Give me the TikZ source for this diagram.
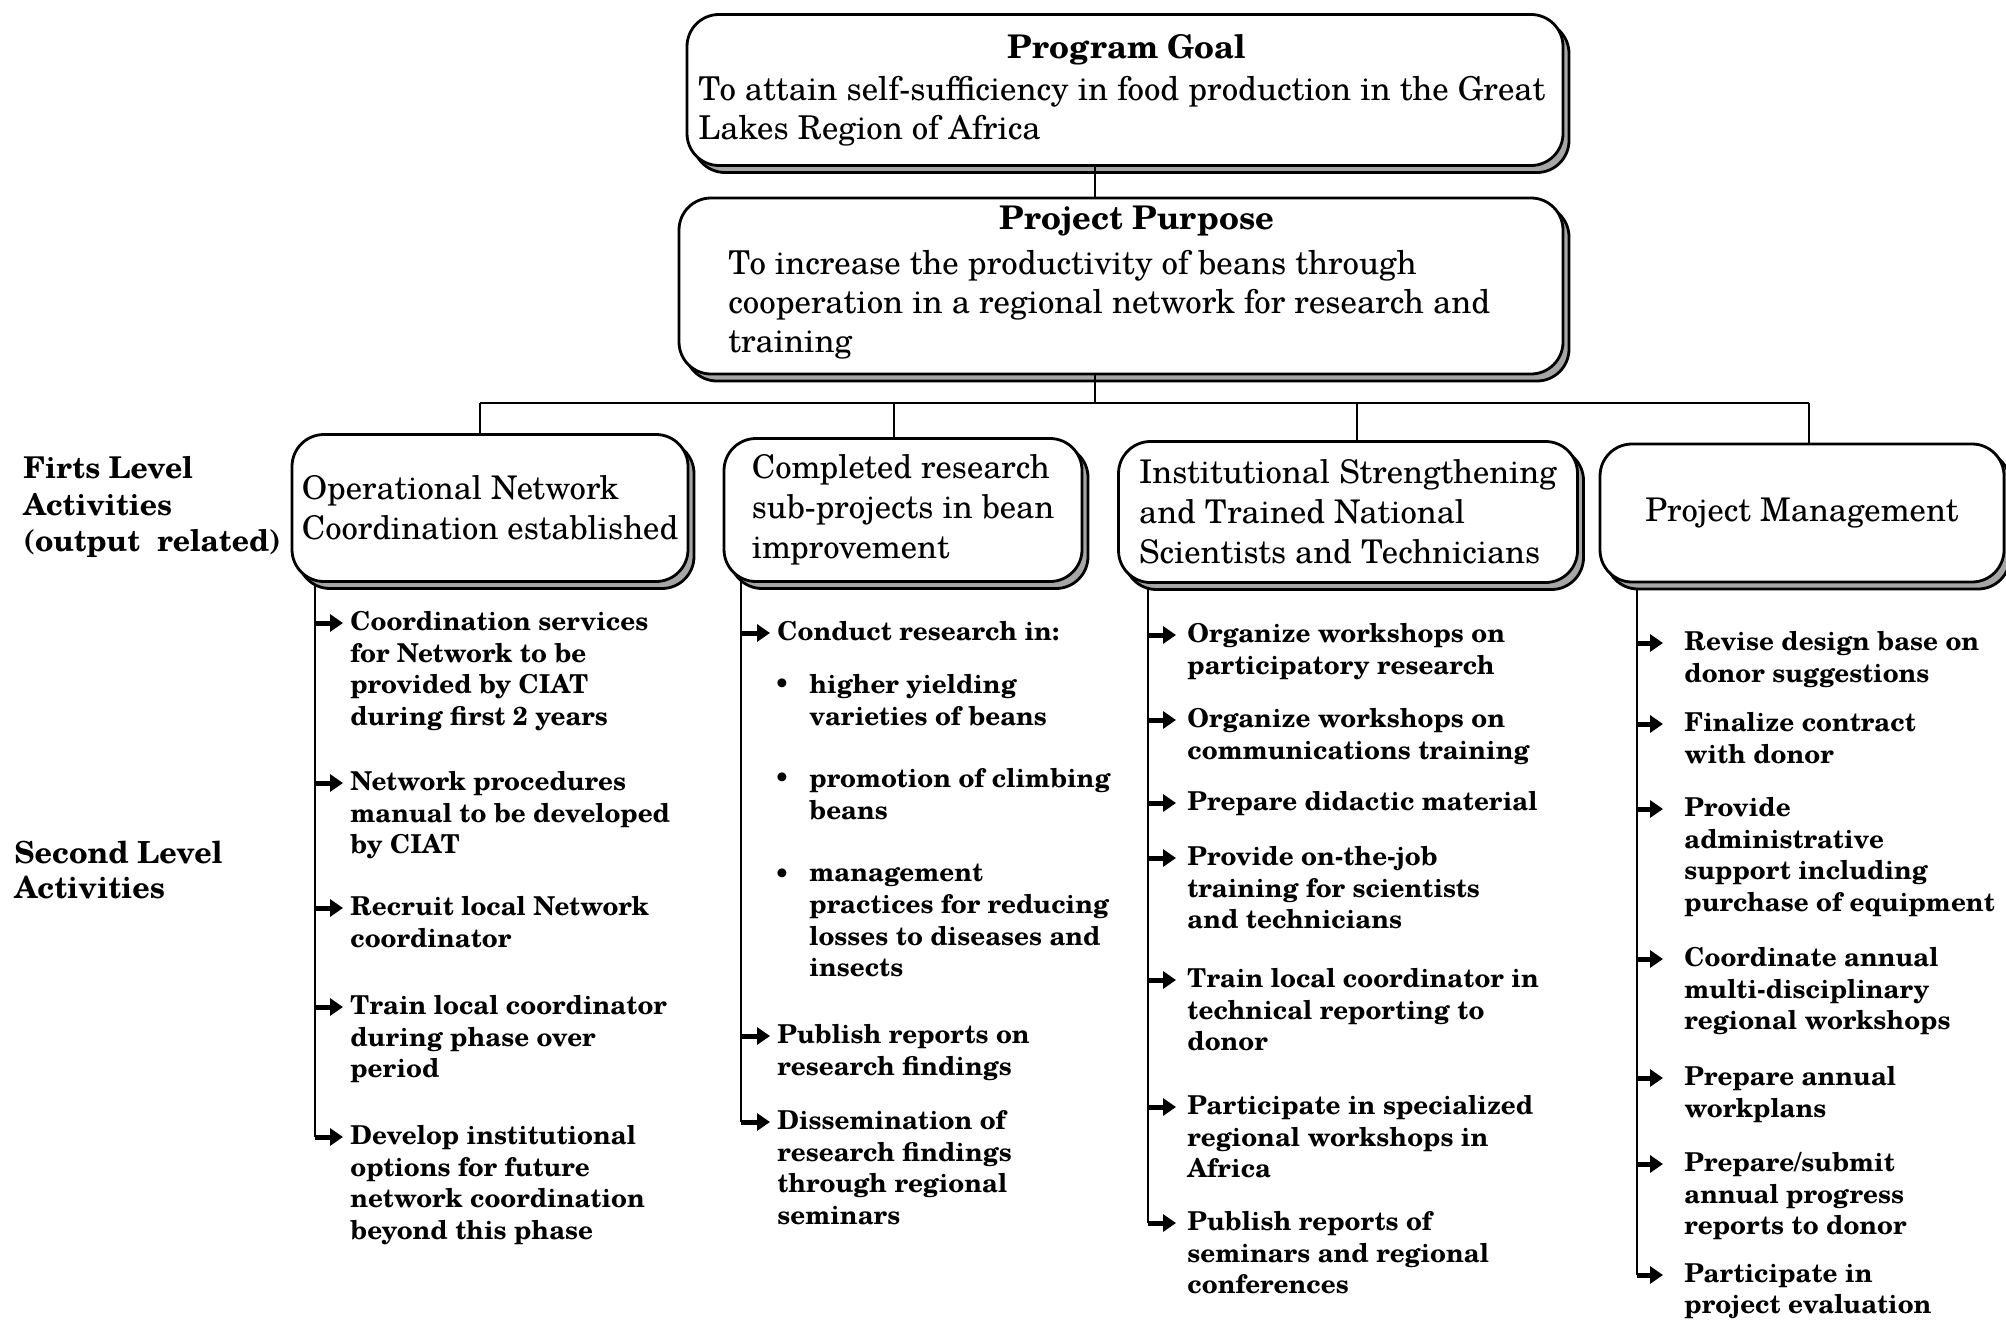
\documentclass[tikz,border=0pt]{standalone}
\usepackage{fontspec}
\setmainfont{texgyreschola}[Extension=.otf, UprightFont=*-regular, BoldFont=*-bold, ItalicFont=*-italic, BoldItalicFont=*-bolditalic]
\usetikzlibrary{shadows, arrows.meta}

\newcommand\actitem[6]{% name, line coordinate, x, y, gap, text
  \node[itm] (#1) at (#3,#4) {#6};
  \coordinate (#1-t) at ([shift={(-#5,12)}]#1.north west);
  \draw[arr] (#1-t -| #2) -- (#1-t);}

\begin{document}
\begin{tikzpicture}[x=0.5pt, y=-0.5pt,
  shbox/.style={draw, line width=1.4pt, rounded corners=16pt, fill=white, inner sep=0pt,
    general shadow={shadow xshift=3pt, shadow yshift=-3.5pt, draw=black, line width=1.4pt, fill=black!35}},
  boxtxt/.style={font=\fontsize{16.3}{20}\selectfont, align=left},
  toptxt/.style={font=\fontsize{16.4}{19.5}\selectfont, align=left, inner sep=0pt},
  toptitle/.style={font=\bfseries\fontsize{16.3}{19.5}\selectfont, inner sep=0pt},
  itm/.style={anchor=north west, yshift=6pt, inner sep=0pt, align=left, font=\bfseries\fontsize{13}{15.8}\selectfont},
  bul/.style={inner sep=0pt, font=\bfseries\fontsize{13}{15.8}\selectfont},
  side/.style={anchor=west, inner sep=0pt, align=left, font=\bfseries\fontsize{15}{18.2}\selectfont},
  conn/.style={line width=1.2pt},
  arr/.style={line width=2.5pt, -{Triangle[length=6.5pt, width=8.5pt]}}
]
\useasboundingbox (0,0) rectangle (2006,1322);

% ---- coordinates of connector skeleton
\coordinate (gp) at (1095,0);
\coordinate (bus) at (1095,403);
\coordinate (d1) at (480,403);
\coordinate (d2) at (894,403);
\coordinate (d3) at (1357,403);
\coordinate (d4) at (1809,403);
\coordinate (v1) at (315,580);
\coordinate (v2) at (741,580);
\coordinate (v3) at (1148,580);
\coordinate (v4) at (1637,580);

% ---- side labels
\node[side] (lab1) at (23,507) {Firts Level\\Activities\\(output~~related)};
\node[side, font=\bfseries\fontsize{15.2}{17.3}\selectfont] (lab2) at (14,870) {Second Level\\Activities};

% ---- column 1
\actitem{c1a}{v1}{350}{623}{7}{Coordination services\\for Network to be\\provided by CIAT\\during first 2 years}
\actitem{c1b}{v1}{350}{783}{7}{Network procedures\\manual to be developed\\by CIAT}
\actitem{c1c}{v1}{350}{908}{7}{Recruit local Network\\coordinator}
\actitem{c1d}{v1}{350}{1007}{7}{Train local coordinator\\during phase over\\period}
\actitem{c1e}{v1}{350}{1137}{7}{Develop institutional\\options for future\\network coordination\\beyond this phase}
\draw[conn] (v1) -- (v1 |- c1e-t);

% ---- column 2
\actitem{c2a}{v2}{777}{633}{7}{Conduct research in:}
\node[bul] (b1d) at (782,686) {•};
\node[itm] (b1) at (809,686) {higher yielding\\varieties of beans};
\node[bul] (b2d) at (782,780) {•};
\node[itm] (b2) at (809,780) {promotion of climbing\\beans};
\node[bul] (b3d) at (782,876) {•};
\node[itm] (b3) at (809,876) {management\\practices for reducing\\losses to diseases and\\insects};
\actitem{c2b}{v2}{777}{1036}{7}{Publish reports on\\research findings}
\actitem{c2c}{v2}{777}{1122}{7}{Dissemination of\\research findings\\through regional\\seminars}
\draw[conn] (v2) -- (v2 |- c2c-t);

% ---- column 3
\actitem{c3a}{v3}{1187}{635}{11}{Organize workshops on\\participatory research}
\actitem{c3b}{v3}{1187}{720}{11}{Organize workshops on\\communications training}
\actitem{c3c}{v3}{1187}{803}{11}{Prepare didactic material}
\actitem{c3d}{v3}{1187}{858}{11}{Provide on-the-job\\training for scientists\\and technicians}
\actitem{c3e}{v3}{1187}{980}{11}{Train local coordinator in\\technical reporting to\\donor}
\actitem{c3f}{v3}{1187}{1107}{11}{Participate in specialized\\regional workshops in\\Africa}
\actitem{c3g}{v3}{1187}{1223}{11}{Publish reports of\\seminars and regional\\conferences}
\draw[conn] (v3) -- (v3 |- c3g-t);

% ---- column 4
\actitem{c4a}{v4}{1684}{643}{21}{Revise design base on\\donor suggestions}
\actitem{c4b}{v4}{1684}{724}{21}{Finalize contract\\with donor}
\actitem{c4c}{v4}{1684}{809}{21}{Provide\\administrative\\support including\\purchase of equipment}
\actitem{c4d}{v4}{1684}{959}{21}{Coordinate annual\\multi-disciplinary\\regional workshops}
\actitem{c4e}{v4}{1684}{1078}{21}{Prepare annual\\workplans}
\actitem{c4f}{v4}{1684}{1164}{21}{Prepare/submit\\annual progress\\reports to donor}
\actitem{c4g}{v4}{1684}{1275}{21}{Participate in\\project evaluation}
\draw[conn] (v4) -- (v4 |- c4g-t);

% ---- top boxes
\node[shbox, minimum width=438pt, minimum height=75.5pt] (goal) at (1125,90) {};
\node[shbox, minimum width=442pt, minimum height=88pt] (purpose) at (1121,286) {};
\node[toptitle] (goalt) at (1127,50) {Program Goal};
\node[toptxt, anchor=west] (goalx) at (698,111) {To attain self-sufficiency in food production in the Great\\Lakes Region of Africa};
\node[toptitle] (purpt) at (1137,221) {Project Purpose};
\node[toptxt, anchor=west] (purpx) at (728,305) {To increase the productivity of beans through\\cooperation in a regional network for research and\\training};

% ---- connectors among top levels
\draw[conn] (goal.south -| gp) -- (purpose.north -| gp);
\draw[conn] (purpose.south -| gp) -- (bus);
\draw[conn] (d1) -- (d4);

% ---- first-level boxes
\node[shbox, boxtxt, minimum width=198pt, minimum height=73.5pt] (box1) at (490,508) {Operational Network\\Coordination established};
\node[shbox, boxtxt, minimum width=179pt, minimum height=71.5pt] (box2) at (903,510) {Completed research\\sub-projects in bean\\improvement};
\node[shbox, boxtxt, minimum width=229.5pt, minimum height=70.5pt] (box3) at (1348,512) {Institutional Strengthening\\and Trained National\\Scientists and Technicians};
\node[shbox, boxtxt, minimum width=202pt, minimum height=69pt] (box4) at (1802,513) {Project Management};

\draw[conn] (d1) -- (d1 |- box1.north);
\draw[conn] (d2) -- (d2 |- box2.north);
\draw[conn] (d3) -- (d3 |- box3.north);
\draw[conn] (d4) -- (d4 |- box4.north);
\end{tikzpicture}
\end{document}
+ + +
Work to be completed
Give back exactly the lines from the first line of the data through the line with "(0,0) rectangle (2006,1322);", pictures excluded.

Correct result
Give me the TikZ source for this diagram.
\documentclass[tikz,border=0pt]{standalone}
\usepackage{fontspec}
\setmainfont{texgyreschola}[Extension=.otf, UprightFont=*-regular, BoldFont=*-bold, ItalicFont=*-italic, BoldItalicFont=*-bolditalic]
\usetikzlibrary{shadows, arrows.meta}

\newcommand\actitem[6]{% name, line coordinate, x, y, gap, text
  \node[itm] (#1) at (#3,#4) {#6};
  \coordinate (#1-t) at ([shift={(-#5,12)}]#1.north west);
  \draw[arr] (#1-t -| #2) -- (#1-t);}

\begin{document}
\begin{tikzpicture}[x=0.5pt, y=-0.5pt,
  shbox/.style={draw, line width=1.4pt, rounded corners=16pt, fill=white, inner sep=0pt,
    general shadow={shadow xshift=3pt, shadow yshift=-3.5pt, draw=black, line width=1.4pt, fill=black!35}},
  boxtxt/.style={font=\fontsize{16.3}{20}\selectfont, align=left},
  toptxt/.style={font=\fontsize{16.4}{19.5}\selectfont, align=left, inner sep=0pt},
  toptitle/.style={font=\bfseries\fontsize{16.3}{19.5}\selectfont, inner sep=0pt},
  itm/.style={anchor=north west, yshift=6pt, inner sep=0pt, align=left, font=\bfseries\fontsize{13}{15.8}\selectfont},
  bul/.style={inner sep=0pt, font=\bfseries\fontsize{13}{15.8}\selectfont},
  side/.style={anchor=west, inner sep=0pt, align=left, font=\bfseries\fontsize{15}{18.2}\selectfont},
  conn/.style={line width=1.2pt},
  arr/.style={line width=2.5pt, -{Triangle[length=6.5pt, width=8.5pt]}}
]
\useasboundingbox (0,0) rectangle (2006,1322);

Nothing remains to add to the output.